Ancak Uluslararası Olimpiyat Komitesi 2000 Sydney Oyunları öncesinde sporcuların cinsiyet testine tabi tutulmasını öngören kuralı kaldırdı. 2004 Atina’da da cinsiyet değiştirmiş kadın ya da erkek sporcuların olimpiyatlarda mücadele edebileceğini belirten bir karar aldı.

Oysa ki geçmişte, erkek olduğu iddia edilen çok sayıda kadın sporcu olimpiyatlar ve özellikle de atletizmde yarışmıştı. Polonyalı sprinter Stanislawa Walasiewicz, 1932 Los Angeles olimpiyatlarında bayanlar 100 metrede altın madalya kazanmıştı. Ardından ismini Stella Walsh olarak değiştirdi ve birleşik devletlere yerleşti. Bir soygun sırasında kaza kurşununa hedef olan eski sporcuya yapılan otopsi onun tartışmaya yer vermeyecek şekilde erkek olduğunu ortaya koymuştu.

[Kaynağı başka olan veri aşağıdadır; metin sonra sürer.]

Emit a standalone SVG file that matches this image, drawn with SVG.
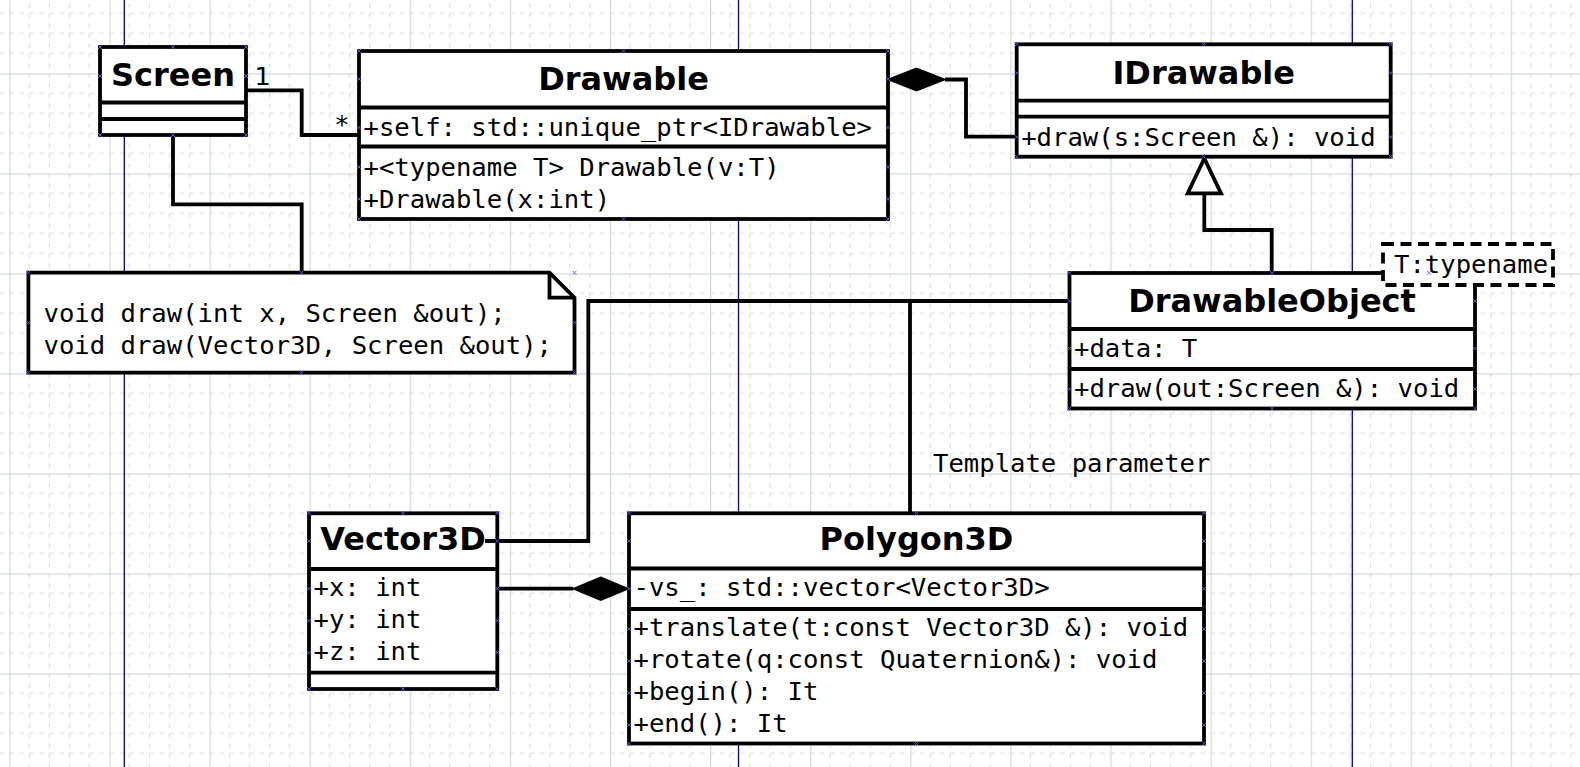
<svg xmlns="http://www.w3.org/2000/svg" xmlns:xlink="http://www.w3.org/1999/xlink" width="1580" height="767" viewBox="0 0 1580 767">
<style>
.box{fill:#fff;stroke:#000;stroke-width:3.8}
.sep{stroke:#000;stroke-width:3.8;fill:none}
.wire{fill:none;stroke:#000;stroke-width:3.8}
.title{font-family:"DejaVu Sans","Liberation Sans",sans-serif;font-weight:bold;font-size:32px;fill:#000;text-anchor:middle}
.mono{font-family:"DejaVu Sans Mono","Liberation Mono",monospace;font-size:25.6px;fill:#000}
.lbl{font-family:"DejaVu Sans","Liberation Sans",sans-serif;font-size:25.6px;fill:#000}
.page{stroke:#0000a8;stroke-width:1.3}
.cp{stroke:#5a5ae6;stroke-width:0.9;fill:none}
</style>
<defs>
<pattern id="grid" patternUnits="userSpaceOnUse" x="9.3" y="73.3" width="100.1" height="100">
<g stroke="#d9dfdd" stroke-width="1.2" stroke-dasharray="4.5 5.5">
<line x1="20.02" y1="0" x2="20.02" y2="100"/>
<line x1="40.04" y1="0" x2="40.04" y2="100"/>
<line x1="60.06" y1="0" x2="60.06" y2="100"/>
<line x1="80.08" y1="0" x2="80.08" y2="100"/>
<line x1="0" y1="20" x2="100.1" y2="20"/>
<line x1="0" y1="40" x2="100.1" y2="40"/>
<line x1="0" y1="60" x2="100.1" y2="60"/>
<line x1="0" y1="80" x2="100.1" y2="80"/>
</g>
<g stroke="#d3dbd9" stroke-width="1.3">
<line x1="0.6" y1="0" x2="0.6" y2="100"/>
<line x1="0" y1="0.6" x2="100.1" y2="0.6"/>
</g>
</pattern>
<path id="x" class="cp" d="M-2,-2L2,2M-2,2L2,-2"/>
</defs>
<rect x="0" y="0" width="1580" height="767" fill="#fff"/>
<rect x="0" y="0" width="1580" height="767" fill="url(#grid)"/>
<g id="pages">
<line class="page" x1="124.3" y1="0" x2="124.3" y2="767"/>
<line class="page" x1="738.5" y1="0" x2="738.5" y2="767"/>
<line class="page" x1="1352.3" y1="0" x2="1352.3" y2="767"/>
</g>

<g id="Screen">
<rect class="box" x="100" y="47" width="146" height="88"/>
<path class="sep" d="M100,102.5H246M100,119H246"/>
<text class="title" x="173" y="86">Screen</text>
</g>

<g id="Drawable">
<rect class="box" x="359" y="51" width="529" height="168"/>
<path class="sep" d="M359,107.5H888M359,146.5H888"/>
<text class="title" x="623.5" y="90">Drawable</text>
<text class="mono" x="363.5" y="135.5">+self: std::unique_ptr&lt;IDrawable&gt;</text>
<text class="mono" x="363.5" y="175.5">+&lt;typename T&gt; Drawable(v:T)</text>
<text class="mono" x="363.5" y="207.5">+Drawable(x:int)</text>
</g>

<g id="IDrawable">
<rect class="box" x="1016.7" y="44.3" width="374" height="112.4"/>
<path class="sep" d="M1016.7,100.7H1390.7M1016.7,116.7H1390.7"/>
<text class="title" x="1203.7" y="83.5">IDrawable</text>
<text class="mono" x="1021.2" y="145.5">+draw(s:Screen &amp;): void</text>
</g>

<g id="DrawableObject">
<rect class="box" x="1069.5" y="273" width="405.5" height="135.5"/>
<path class="sep" d="M1069.5,329H1475M1069.5,369H1475"/>
<text class="title" x="1272" y="312">DrawableObject</text>
<text class="mono" x="1074" y="357">+data: T</text>
<text class="mono" x="1074" y="396.5">+draw(out:Screen &amp;): void</text>
</g>

<g id="TemplateParam">
<rect x="1383" y="244" width="170" height="41" fill="#fff" stroke="#000" stroke-width="3.8" stroke-dasharray="11 6.5"/>
<text class="mono" x="1394" y="272.7">T:typename</text>
</g>

<g id="Note">
<path class="box" d="M28.4,272.7H549.5L574.5,297.7V372.7H28.4Z"/>
<path class="sep" d="M549.5,272.7V297.7H574.5"/>
<text class="mono" x="43.5" y="321.7">void draw(int x, Screen &amp;out);</text>
<text class="mono" x="43.5" y="354">void draw(Vector3D, Screen &amp;out);</text>
</g>

<g id="Vector3D">
<rect class="box" x="309" y="513.3" width="188.3" height="175.7"/>
<path class="sep" d="M309,569H497.3M309,672.7H497.3"/>
<text class="title" x="403" y="550">Vector3D</text>
<text class="mono" x="313.5" y="596">+x: int</text>
<text class="mono" x="313.5" y="628">+y: int</text>
<text class="mono" x="313.5" y="660">+z: int</text>
</g>

<g id="Polygon3D">
<rect class="box" x="629" y="513.3" width="575" height="230.2"/>
<path class="sep" d="M629,568.5H1204M629,609H1204"/>
<text class="title" x="916.5" y="550">Polygon3D</text>
<text class="mono" x="633.5" y="595.5">-vs_: std::vector&lt;Vector3D&gt;</text>
<text class="mono" x="633.5" y="636">+translate(t:const Vector3D &amp;): void</text>
<text class="mono" x="633.5" y="668">+rotate(q:const Quaternion&amp;): void</text>
<text class="mono" x="633.5" y="700">+begin(): It</text>
<text class="mono" x="633.5" y="732">+end(): It</text>
</g>

<g id="connectors">
<path class="wire" d="M245.7,90.3H301.7V135H359"/>
<text class="lbl" x="254.5" y="85">1</text>
<text class="lbl" x="342" y="133" text-anchor="middle">*</text>
<path class="wire" d="M173,135V204.3H301.7V272.7"/>
<path class="wire" d="M945,79.5H966V136.7H1016.7"/>
<path d="M888,79.5L916.5,68.3L945,79.5L916.5,90.7Z" fill="#000" stroke="#000" stroke-width="1.5" stroke-linejoin="miter"/>
<path class="wire" d="M1204.3,193.3V230H1271.7V273"/>
<path d="M1204.3,158.5L1187.7,193.3H1221Z" fill="#fff" stroke="#000" stroke-width="3.8" stroke-linejoin="miter"/>
<path class="wire" d="M485,541H588.3V301H1069.5"/>
<path class="wire" d="M910,301V513.3"/>
<text class="mono" x="933" y="472.3">Template parameter</text>
<path class="wire" d="M497.3,588.7H573.3"/>
<path d="M573.3,588.7L600.8,577.3L628.3,588.7L600.8,600.1Z" fill="#000" stroke="#000" stroke-width="1.5"/>
</g>

<g id="connection-points">
<use href="#x" x="100" y="47"/><use href="#x" x="173" y="47"/><use href="#x" x="246" y="47"/>
<use href="#x" x="100" y="76"/><use href="#x" x="246" y="76"/>
<use href="#x" x="100" y="135"/><use href="#x" x="173" y="135"/><use href="#x" x="246" y="135"/>

<use href="#x" x="359" y="51"/><use href="#x" x="623.5" y="51"/><use href="#x" x="888" y="51"/>
<use href="#x" x="359" y="79"/><use href="#x" x="888" y="79"/>
<use href="#x" x="359" y="127.5"/><use href="#x" x="888" y="127.5"/>
<use href="#x" x="359" y="167"/><use href="#x" x="888" y="167"/>
<use href="#x" x="359" y="199"/><use href="#x" x="888" y="199"/>
<use href="#x" x="359" y="219"/><use href="#x" x="623.5" y="219"/><use href="#x" x="888" y="219"/>

<use href="#x" x="1016.7" y="44.3"/><use href="#x" x="1203.7" y="44.3"/><use href="#x" x="1390.7" y="44.3"/>
<use href="#x" x="1016.7" y="73"/><use href="#x" x="1390.7" y="73"/>
<use href="#x" x="1016.7" y="137"/><use href="#x" x="1390.7" y="137"/>
<use href="#x" x="1016.7" y="156.7"/><use href="#x" x="1203.7" y="156.7"/><use href="#x" x="1390.7" y="156.7"/>

<use href="#x" x="1069.5" y="273"/><use href="#x" x="1272" y="273"/>
<use href="#x" x="1069.5" y="301"/><use href="#x" x="1475" y="301"/>
<use href="#x" x="1069.5" y="348.5"/><use href="#x" x="1475" y="348.5"/>
<use href="#x" x="1069.5" y="389"/><use href="#x" x="1475" y="389"/>
<use href="#x" x="1069.5" y="408.5"/><use href="#x" x="1272" y="408.5"/><use href="#x" x="1475" y="408.5"/>
<use href="#x" x="1429" y="272.7"/>

<use href="#x" x="28.4" y="272.7"/><use href="#x" x="301.5" y="272.7"/><use href="#x" x="574.5" y="272.7"/>
<use href="#x" x="28.4" y="322.7"/><use href="#x" x="574.5" y="322.7"/>
<use href="#x" x="28.4" y="372.7"/><use href="#x" x="301.5" y="372.7"/><use href="#x" x="574.5" y="372.7"/>

<use href="#x" x="309" y="513.3"/><use href="#x" x="403" y="513.3"/><use href="#x" x="497.3" y="513.3"/>
<use href="#x" x="309" y="541"/><use href="#x" x="497.3" y="541"/>
<use href="#x" x="309" y="588.7"/><use href="#x" x="497.3" y="588.7"/>
<use href="#x" x="309" y="620.7"/><use href="#x" x="497.3" y="620.7"/>
<use href="#x" x="309" y="652.7"/><use href="#x" x="497.3" y="652.7"/>
<use href="#x" x="309" y="689"/><use href="#x" x="403" y="689"/><use href="#x" x="497.3" y="689"/>

<use href="#x" x="629" y="513.3"/><use href="#x" x="916.5" y="513.3"/><use href="#x" x="1204" y="513.3"/>
<use href="#x" x="629" y="541"/><use href="#x" x="1204" y="541"/>
<use href="#x" x="629" y="588.7"/><use href="#x" x="1204" y="588.7"/>
<use href="#x" x="629" y="629"/><use href="#x" x="1204" y="629"/>
<use href="#x" x="629" y="661"/><use href="#x" x="1204" y="661"/>
<use href="#x" x="629" y="693"/><use href="#x" x="1204" y="693"/>
<use href="#x" x="629" y="725"/><use href="#x" x="1204" y="725"/>
<use href="#x" x="629" y="743.5"/><use href="#x" x="916.5" y="743.5"/><use href="#x" x="1204" y="743.5"/>
</g>
</svg>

Tarihte biraz daha yakına gelelim. 2006 yılında da Hint Santhi Soundarajan’ın 800 metrede kazandığı gümüş madalya cinsiyet testini geçemediği için elinden alınmıştı.

Tüm bu tarih sayfalarının açılmasına neden olan Caster Semenya şimdi ülkesi Güney Afrika’da dinleniyor. Ancak genç atlet hakkındaki tartışmalar ülkesinde milli davaya dönüştü. Pek çok Güney Afrikalı, Uluslararası Atletizm Federasyonuna ırkçılıktan emperyalizme varan suçlamalar yöneltiyor. Yurttaşları, Semenya'nın geniş omuzları ve kas yapısının bayanlar atletizminde garipsenecek bir yanı olmadığını savunuyor. Parlamento ise Birleşmiş Milletler'in insan hakları ile ilgili komisyon üyesine şikayette bulunmayı planlıyor. Parlamento, cinsiyet testlerinin "insan haklarını ve özel yaşamın gizliliğini" ihlal ettiğini öne sürüyor.

Sayfa Yükleniyor...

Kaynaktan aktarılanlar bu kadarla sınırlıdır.